_TASK BRIEF_
Copy every line of the records below where the word "this" occurs.

_EXERCISE MATERIAL_
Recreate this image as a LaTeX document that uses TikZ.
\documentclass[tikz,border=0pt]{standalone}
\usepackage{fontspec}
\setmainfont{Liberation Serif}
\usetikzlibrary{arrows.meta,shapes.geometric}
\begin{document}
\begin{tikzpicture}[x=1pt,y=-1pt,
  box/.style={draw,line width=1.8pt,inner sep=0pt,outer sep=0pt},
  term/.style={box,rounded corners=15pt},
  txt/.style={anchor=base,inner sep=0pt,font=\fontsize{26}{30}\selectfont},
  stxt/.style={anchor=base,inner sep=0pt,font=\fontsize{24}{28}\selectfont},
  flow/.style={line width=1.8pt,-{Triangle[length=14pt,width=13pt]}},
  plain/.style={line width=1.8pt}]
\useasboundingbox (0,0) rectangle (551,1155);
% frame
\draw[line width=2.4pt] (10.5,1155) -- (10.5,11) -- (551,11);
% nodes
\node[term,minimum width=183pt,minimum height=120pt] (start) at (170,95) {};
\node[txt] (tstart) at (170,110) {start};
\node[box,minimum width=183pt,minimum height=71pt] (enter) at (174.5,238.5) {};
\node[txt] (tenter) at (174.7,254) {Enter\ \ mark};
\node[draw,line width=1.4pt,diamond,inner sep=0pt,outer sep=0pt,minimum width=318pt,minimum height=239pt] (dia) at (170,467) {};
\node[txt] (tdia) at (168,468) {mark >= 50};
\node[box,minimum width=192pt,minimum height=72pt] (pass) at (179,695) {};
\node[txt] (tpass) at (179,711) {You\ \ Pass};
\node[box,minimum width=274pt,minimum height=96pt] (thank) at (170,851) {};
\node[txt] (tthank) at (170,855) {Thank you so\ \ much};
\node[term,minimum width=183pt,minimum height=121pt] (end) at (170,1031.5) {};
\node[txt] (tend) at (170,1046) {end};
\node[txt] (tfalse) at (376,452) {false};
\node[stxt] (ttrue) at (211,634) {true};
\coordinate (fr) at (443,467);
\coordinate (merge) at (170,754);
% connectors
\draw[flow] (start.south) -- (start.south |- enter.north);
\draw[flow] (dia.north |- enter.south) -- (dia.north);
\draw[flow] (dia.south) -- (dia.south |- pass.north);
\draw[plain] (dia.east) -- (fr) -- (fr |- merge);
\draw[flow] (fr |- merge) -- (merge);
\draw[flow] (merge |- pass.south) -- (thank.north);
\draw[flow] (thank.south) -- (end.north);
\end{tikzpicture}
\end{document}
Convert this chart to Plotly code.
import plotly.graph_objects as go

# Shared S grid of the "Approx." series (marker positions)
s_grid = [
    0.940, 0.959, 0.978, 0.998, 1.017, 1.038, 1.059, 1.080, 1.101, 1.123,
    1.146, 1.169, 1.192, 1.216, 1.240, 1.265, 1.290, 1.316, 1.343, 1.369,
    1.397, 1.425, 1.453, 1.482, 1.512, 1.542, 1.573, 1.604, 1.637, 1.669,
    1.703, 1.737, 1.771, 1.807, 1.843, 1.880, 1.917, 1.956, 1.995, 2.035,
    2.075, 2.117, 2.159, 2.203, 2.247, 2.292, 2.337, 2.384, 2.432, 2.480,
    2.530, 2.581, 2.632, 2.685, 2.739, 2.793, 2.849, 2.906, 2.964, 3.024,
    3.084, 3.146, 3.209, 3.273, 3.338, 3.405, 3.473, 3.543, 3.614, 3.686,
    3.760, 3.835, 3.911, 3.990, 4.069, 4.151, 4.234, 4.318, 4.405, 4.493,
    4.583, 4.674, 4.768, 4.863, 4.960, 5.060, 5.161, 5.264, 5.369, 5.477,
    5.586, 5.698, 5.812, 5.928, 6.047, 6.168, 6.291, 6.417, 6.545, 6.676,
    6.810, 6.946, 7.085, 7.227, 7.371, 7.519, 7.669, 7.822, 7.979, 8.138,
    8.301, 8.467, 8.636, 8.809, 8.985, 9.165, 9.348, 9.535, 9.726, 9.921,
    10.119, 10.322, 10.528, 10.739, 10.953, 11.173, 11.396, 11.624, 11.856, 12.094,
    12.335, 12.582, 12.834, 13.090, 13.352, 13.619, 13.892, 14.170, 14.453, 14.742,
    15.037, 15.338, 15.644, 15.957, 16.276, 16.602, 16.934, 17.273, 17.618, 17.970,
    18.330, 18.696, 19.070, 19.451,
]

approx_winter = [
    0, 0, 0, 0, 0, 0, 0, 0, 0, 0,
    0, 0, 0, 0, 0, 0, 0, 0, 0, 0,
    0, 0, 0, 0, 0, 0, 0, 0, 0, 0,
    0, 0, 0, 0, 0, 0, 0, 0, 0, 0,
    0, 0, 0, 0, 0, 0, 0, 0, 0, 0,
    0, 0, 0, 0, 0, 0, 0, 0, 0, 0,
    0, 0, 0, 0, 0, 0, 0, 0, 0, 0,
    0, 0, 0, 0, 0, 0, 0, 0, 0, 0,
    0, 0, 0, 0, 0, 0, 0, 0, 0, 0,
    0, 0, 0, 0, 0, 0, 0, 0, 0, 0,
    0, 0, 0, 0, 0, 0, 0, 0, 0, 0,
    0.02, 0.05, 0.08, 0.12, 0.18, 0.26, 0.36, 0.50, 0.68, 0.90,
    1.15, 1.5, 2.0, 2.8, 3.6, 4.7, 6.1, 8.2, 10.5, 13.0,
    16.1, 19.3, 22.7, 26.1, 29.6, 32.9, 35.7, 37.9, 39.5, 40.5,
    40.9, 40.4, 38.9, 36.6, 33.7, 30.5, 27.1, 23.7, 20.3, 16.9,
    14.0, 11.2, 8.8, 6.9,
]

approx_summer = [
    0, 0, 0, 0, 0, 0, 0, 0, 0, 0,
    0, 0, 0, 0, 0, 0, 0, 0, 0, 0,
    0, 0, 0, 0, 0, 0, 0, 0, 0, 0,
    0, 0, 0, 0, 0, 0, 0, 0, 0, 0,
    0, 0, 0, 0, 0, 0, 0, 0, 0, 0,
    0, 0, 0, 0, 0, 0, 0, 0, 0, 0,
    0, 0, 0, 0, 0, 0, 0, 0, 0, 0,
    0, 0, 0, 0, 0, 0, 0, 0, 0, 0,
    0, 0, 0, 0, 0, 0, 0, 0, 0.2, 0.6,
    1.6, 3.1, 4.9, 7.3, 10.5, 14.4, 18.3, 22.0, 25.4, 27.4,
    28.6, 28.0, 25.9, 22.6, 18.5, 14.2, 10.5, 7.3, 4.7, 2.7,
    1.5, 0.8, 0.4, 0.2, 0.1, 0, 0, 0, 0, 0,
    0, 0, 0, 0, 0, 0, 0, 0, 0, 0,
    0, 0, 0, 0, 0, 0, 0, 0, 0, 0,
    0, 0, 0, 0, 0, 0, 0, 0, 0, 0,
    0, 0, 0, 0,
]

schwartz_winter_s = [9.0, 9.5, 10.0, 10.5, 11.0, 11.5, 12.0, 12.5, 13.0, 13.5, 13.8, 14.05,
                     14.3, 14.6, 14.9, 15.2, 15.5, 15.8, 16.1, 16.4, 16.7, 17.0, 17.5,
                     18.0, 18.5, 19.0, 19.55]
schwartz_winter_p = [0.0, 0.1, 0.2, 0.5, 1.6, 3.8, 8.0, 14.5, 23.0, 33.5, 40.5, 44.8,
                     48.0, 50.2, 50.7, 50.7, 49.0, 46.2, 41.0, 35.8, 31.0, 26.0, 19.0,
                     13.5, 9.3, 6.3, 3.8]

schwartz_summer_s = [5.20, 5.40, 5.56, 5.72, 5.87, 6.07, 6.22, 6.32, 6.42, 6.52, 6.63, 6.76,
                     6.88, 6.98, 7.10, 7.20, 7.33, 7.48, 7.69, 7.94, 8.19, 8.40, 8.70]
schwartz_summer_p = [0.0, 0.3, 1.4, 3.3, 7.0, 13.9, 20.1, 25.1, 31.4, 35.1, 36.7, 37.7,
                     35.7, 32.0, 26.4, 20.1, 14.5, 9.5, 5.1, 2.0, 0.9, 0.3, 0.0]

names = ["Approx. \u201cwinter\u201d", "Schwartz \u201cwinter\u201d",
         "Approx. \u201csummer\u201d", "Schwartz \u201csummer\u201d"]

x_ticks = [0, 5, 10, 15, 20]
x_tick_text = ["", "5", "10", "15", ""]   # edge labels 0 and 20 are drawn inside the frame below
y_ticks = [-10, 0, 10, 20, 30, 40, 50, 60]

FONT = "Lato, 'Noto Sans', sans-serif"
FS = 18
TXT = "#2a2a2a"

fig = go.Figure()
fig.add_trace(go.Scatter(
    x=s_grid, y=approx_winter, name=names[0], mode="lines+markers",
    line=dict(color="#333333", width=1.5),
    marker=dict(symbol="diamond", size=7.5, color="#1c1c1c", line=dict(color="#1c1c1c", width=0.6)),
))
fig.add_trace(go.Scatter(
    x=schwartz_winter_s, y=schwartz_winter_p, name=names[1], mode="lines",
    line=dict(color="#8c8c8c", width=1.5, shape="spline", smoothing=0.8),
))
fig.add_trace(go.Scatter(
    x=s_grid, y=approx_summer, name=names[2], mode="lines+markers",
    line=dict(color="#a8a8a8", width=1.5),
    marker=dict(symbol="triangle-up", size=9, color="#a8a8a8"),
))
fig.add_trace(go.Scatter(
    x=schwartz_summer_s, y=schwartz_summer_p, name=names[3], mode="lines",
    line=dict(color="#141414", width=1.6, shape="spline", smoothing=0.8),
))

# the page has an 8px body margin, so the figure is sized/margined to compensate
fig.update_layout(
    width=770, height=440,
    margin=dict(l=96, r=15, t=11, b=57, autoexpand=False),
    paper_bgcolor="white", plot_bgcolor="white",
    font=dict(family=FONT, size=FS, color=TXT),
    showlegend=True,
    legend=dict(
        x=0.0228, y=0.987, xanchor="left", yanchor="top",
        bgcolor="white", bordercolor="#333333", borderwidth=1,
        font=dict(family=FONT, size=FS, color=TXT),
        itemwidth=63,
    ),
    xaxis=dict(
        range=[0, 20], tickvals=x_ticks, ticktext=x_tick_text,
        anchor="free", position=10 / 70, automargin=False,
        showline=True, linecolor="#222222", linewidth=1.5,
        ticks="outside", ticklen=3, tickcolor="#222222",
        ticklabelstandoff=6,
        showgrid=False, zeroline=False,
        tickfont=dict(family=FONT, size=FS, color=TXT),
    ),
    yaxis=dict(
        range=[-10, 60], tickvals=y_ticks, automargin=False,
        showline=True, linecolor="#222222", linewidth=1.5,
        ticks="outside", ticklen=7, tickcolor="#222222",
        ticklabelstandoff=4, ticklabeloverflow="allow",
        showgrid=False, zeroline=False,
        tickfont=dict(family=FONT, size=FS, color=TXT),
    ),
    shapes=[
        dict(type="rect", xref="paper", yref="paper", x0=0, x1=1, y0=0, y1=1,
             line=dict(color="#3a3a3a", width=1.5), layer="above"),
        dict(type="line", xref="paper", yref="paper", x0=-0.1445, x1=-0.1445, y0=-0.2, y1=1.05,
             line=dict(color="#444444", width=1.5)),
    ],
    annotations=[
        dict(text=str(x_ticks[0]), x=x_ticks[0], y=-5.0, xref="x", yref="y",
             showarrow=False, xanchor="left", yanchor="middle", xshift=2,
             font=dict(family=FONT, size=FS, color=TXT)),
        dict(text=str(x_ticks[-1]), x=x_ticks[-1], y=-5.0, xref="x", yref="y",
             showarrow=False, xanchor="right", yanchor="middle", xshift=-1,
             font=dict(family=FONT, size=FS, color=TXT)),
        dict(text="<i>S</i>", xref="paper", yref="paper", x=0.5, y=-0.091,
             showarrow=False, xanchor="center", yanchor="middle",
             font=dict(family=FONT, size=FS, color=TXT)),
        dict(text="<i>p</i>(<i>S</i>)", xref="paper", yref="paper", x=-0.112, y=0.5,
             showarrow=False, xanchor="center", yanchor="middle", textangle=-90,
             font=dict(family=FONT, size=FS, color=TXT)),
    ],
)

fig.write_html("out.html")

_FINISHED ANSWER_
Recreate this image as a LaTeX document that uses TikZ.
Convert this chart to Plotly code.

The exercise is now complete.